“Life is winning again,” Vice President Mike Pence gloats in the trailer for “Reversing Roe” — but women’s rights are not. As Brett Kavanaugh’s Supreme Court confirmation hearings rage on, and protestors continue to voice their opposition, Annie Sundberg and Ricki Stern’s new doc chronicles how Roe v. Wade — the 1973 Supreme Court decision that ensured legal abortion in the U.S. — has been systematically weakened in recent decades. The film also stresses that a woman’s right to choose is endangered and argues that another anti-choice Justice on the bench could mean its extinction.
“Reversing Roe” includes interviews with activists and lawmakers from both sides of the fight. “It’s the basis of democracy, that you control your own body,” Gloria Steinem declares. Meanwhile, an anti-choice advocate details how targeting abortion providers and closing clinics are the most effective ways of eradicating abortion.
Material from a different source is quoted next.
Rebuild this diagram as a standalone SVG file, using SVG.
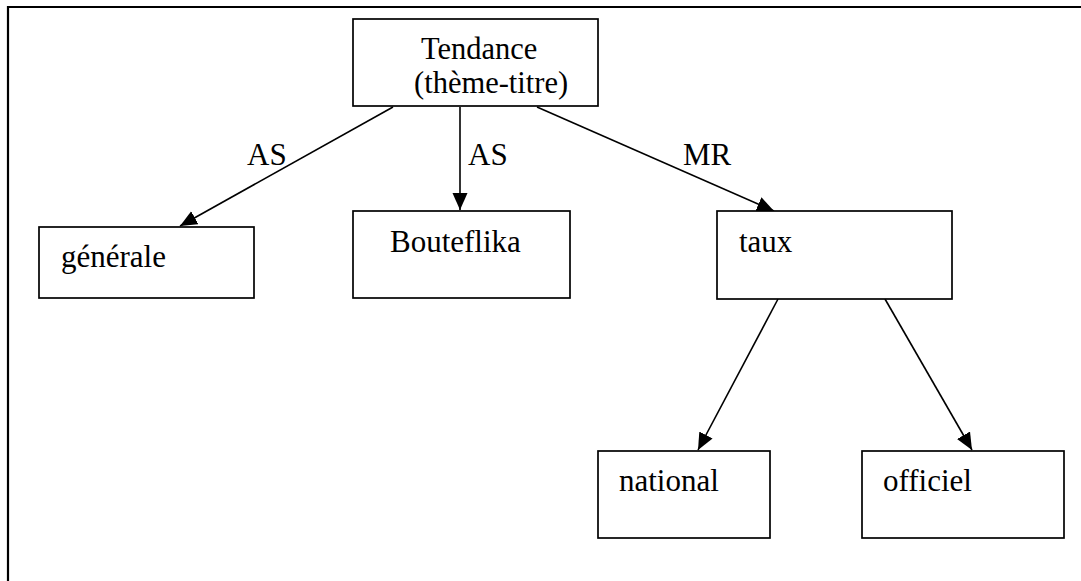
<svg xmlns="http://www.w3.org/2000/svg" width="1081" height="581" viewBox="0 0 1081 581">
<style>
.box{fill:#fff;stroke:#000;stroke-width:1.7}
.t{font-family:"Liberation Serif","Times New Roman",serif;font-size:31px;fill:#000}
.tt{font-size:30.5px}
.c{stroke:#000;stroke-width:1.6;fill:none;marker-end:url(#ah)}
</style>
<defs>
<marker id="ah" markerUnits="userSpaceOnUse" markerWidth="19" markerHeight="16" refX="17" refY="7.5" orient="auto">
<path d="M0,0 L17,7.5 L0,15 Z" fill="#000"/>
</marker>
</defs>
<rect width="1081" height="581" fill="#fff"/>
<path d="M8,581 V7 H1081" fill="none" stroke="#000" stroke-width="2.2"/>
<g id="connectors">
<line class="c" x1="393" y1="107" x2="180" y2="226"/>
<line class="c" x1="460" y1="107" x2="460" y2="210"/>
<line class="c" x1="537" y1="107" x2="774" y2="211"/>
<line class="c" x1="778" y1="299" x2="698" y2="450"/>
<line class="c" x1="885" y1="299" x2="972" y2="450"/>
<text class="t" x="247" y="165">AS</text>
<text class="t" x="468" y="165">AS</text>
<text class="t" x="683" y="165">MR</text>
</g>
<g id="tendance">
<rect class="box" x="353" y="19" width="245" height="87"/>
<text class="t tt" x="421" y="59">Tendance</text>
<text class="t tt" x="414" y="93">(thème-titre)</text>
</g>
<g id="generale">
<rect class="box" x="39" y="227" width="215" height="71"/>
<text class="t" x="61" y="267">générale</text>
</g>
<g id="bouteflika">
<rect class="box" x="353" y="211" width="217" height="87"/>
<text class="t" x="390" y="252">Bouteflika</text>
</g>
<g id="taux">
<rect class="box" x="717" y="211" width="235" height="88"/>
<text class="t" x="739" y="252">taux</text>
</g>
<g id="national">
<rect class="box" x="598" y="451" width="172" height="87"/>
<text class="t" x="619" y="491">national</text>
</g>
<g id="officiel">
<rect class="box" x="862" y="451" width="202" height="87"/>
<text class="t" x="883" y="491">officiel</text>
</g>
</svg>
Tellingly, most of the anti-abortion commentators in the trailer are men, and most of the pro-choice voices are women.
“I’m a mother. I loved my pregnancies. It’s beautiful, but it’s not that way for everyone,” a woman testifies as (white male) lawmakers try and fail not to look bored. “There’s no reason to make it more and more difficult and to drive women back into the shadows of illegal abortions.”
The fight for reproductive rights and access to legal abortion are also the subjects of Dawn Porter’s “Trapped” and Tracy Droz Tragos’ “Abortion: Stories Women Tell,” among other documentaries.
Sundberg and Stern’s previous films include “Marathon: The Patriots Day Bombing,” “Joan Rivers: A Piece of Work,” and “The Devil Came on Horseback.”
“Reversing Roe” made its world premiere at the Telluride Film Festival this past weekend. It will begin streaming on Netflix and open in NY and LA September 13.